Street Dog Hero works to rescue dogs from areas devastated by war and give them the peaceful and loving homes they deserve. One dog we’ve been able to give that to is Zoey. Zoey was rescued in Afghanistan. She was pregnant and living outside the gate of a compound that was bombed. She was rescued from the aftermath of the bombing and gave birth to 10 puppies.
Zoey made her way to Street Dog Hero and is now loved by her family here in Oregon. We hope to give more dogs from the Middle East the second chance that Zoey got.
Limited Resources – The increasing population of street dogs in Latin American countries is alarming and, because of this, most of the dogs we rescue are from this region – more specifically, Mexico. Mexico has the highest number of street dogs in all of Latin America, with more than 18 million countrywide. Stray dogs in Mexico are generally not treated very well and most dogs we encounter there avoid human contact as a result of the abuse they’ve faced in their life on the street.
The primary reason for the staggering number of street dogs in Mexico is that there are little to no resources or access to sterilization services. Without spay and neuter services, dogs are constantly reproducing and new litters of puppies are being born on the street every day. A secondary factor of this overpopulation and the reason why we see such horrible treatment of these dogs is the lack of humane education.
In order to combat both of these factors simultaneously, we work with our Mexican rescue partners to host free spay and neuter clinics in some of the lowest-resourced areas of Mexico. We not only spay and neuter hundreds of dogs (and cats) each day during these clinics to target the root of the issue, but we also focus on educating these communities about why we’re there during these clinics as well. We talk with children, pet owners, and people living among street dogs about the importance of spay/neuter and other standard veterinary care and we show them what wonderful companions dogs can be when given proper care and love.

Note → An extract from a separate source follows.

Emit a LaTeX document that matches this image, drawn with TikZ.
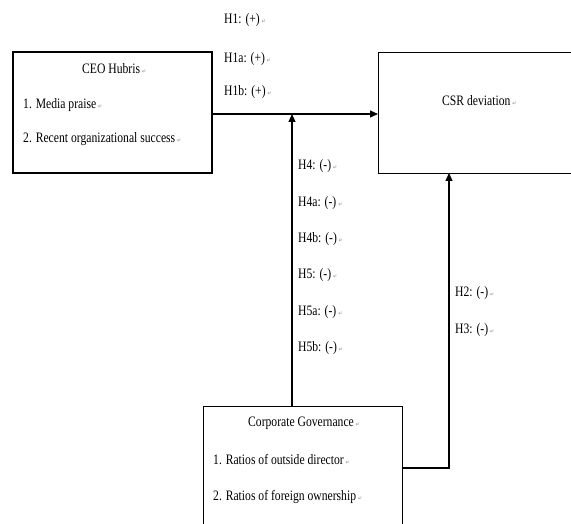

We also sponsor the creation of murals in these communities demonstrating the human-animal bond and depicting animals as a part of the family rather than pests living on the streets. And, of course, with the help of our rescue partners we rescue as many dogs from the streets of Mexico as possible and find them loving homes where they can experience all the great things in life that they deserve.

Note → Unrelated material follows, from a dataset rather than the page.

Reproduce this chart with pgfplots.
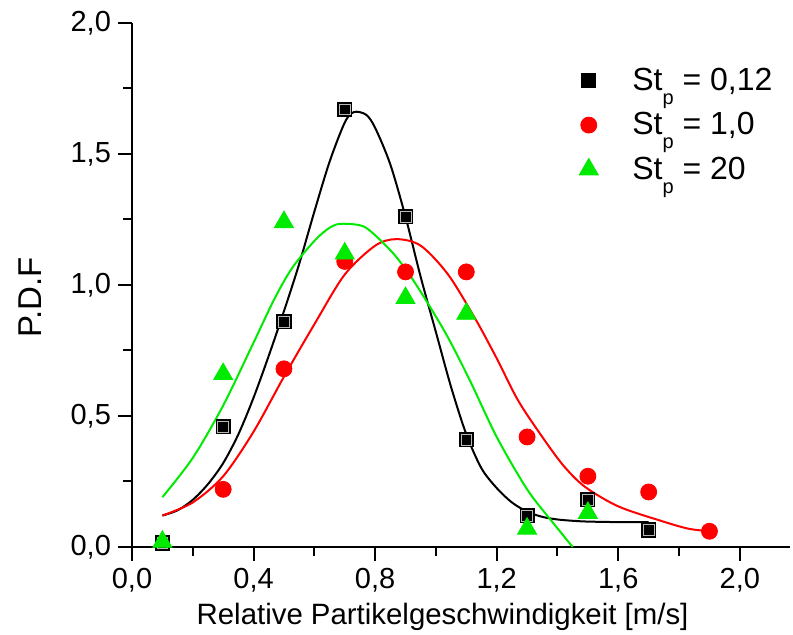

While Street Dog Hero has always offered assistance to our local rescue partners in addition to our international partners, we have begun to dedicate more of our resources to local assistance in recent years due to the unprecedented crisis animal shelters and rescues have been facing in the US. Due to the job insecurity, housing instability, staffing challenges, and economic downturn brought on by the pandemic, animal shelters and rescues in the US have faced record-high numbers of animal intakes and record-low numbers of adoptions.
In January of 2022 it was estimated by Best Friends Animal Society that around 100,000 more dogs and cats were in shelters and rescues waiting to be placed into homes than at that time the previous year. And the problem has only grown from there. Many shelters are having to make euthanasia decisions based on space for the first time in decades and dogs especially are being euthanized in numbers we haven’t seen in the US in a very long time. The only way out of this crisis is for everyone to do their part and Street Dog Hero is dedicated to doing ours.
We have increased our intakes from our domestic shelter and rescue partners and we are focused on adding more partners in the areas that have the most need in the US right now such as Texas, California, rural pockets of the Midwest, and Southern states. We will continue to fight for dogs that need us most both internationally and locally.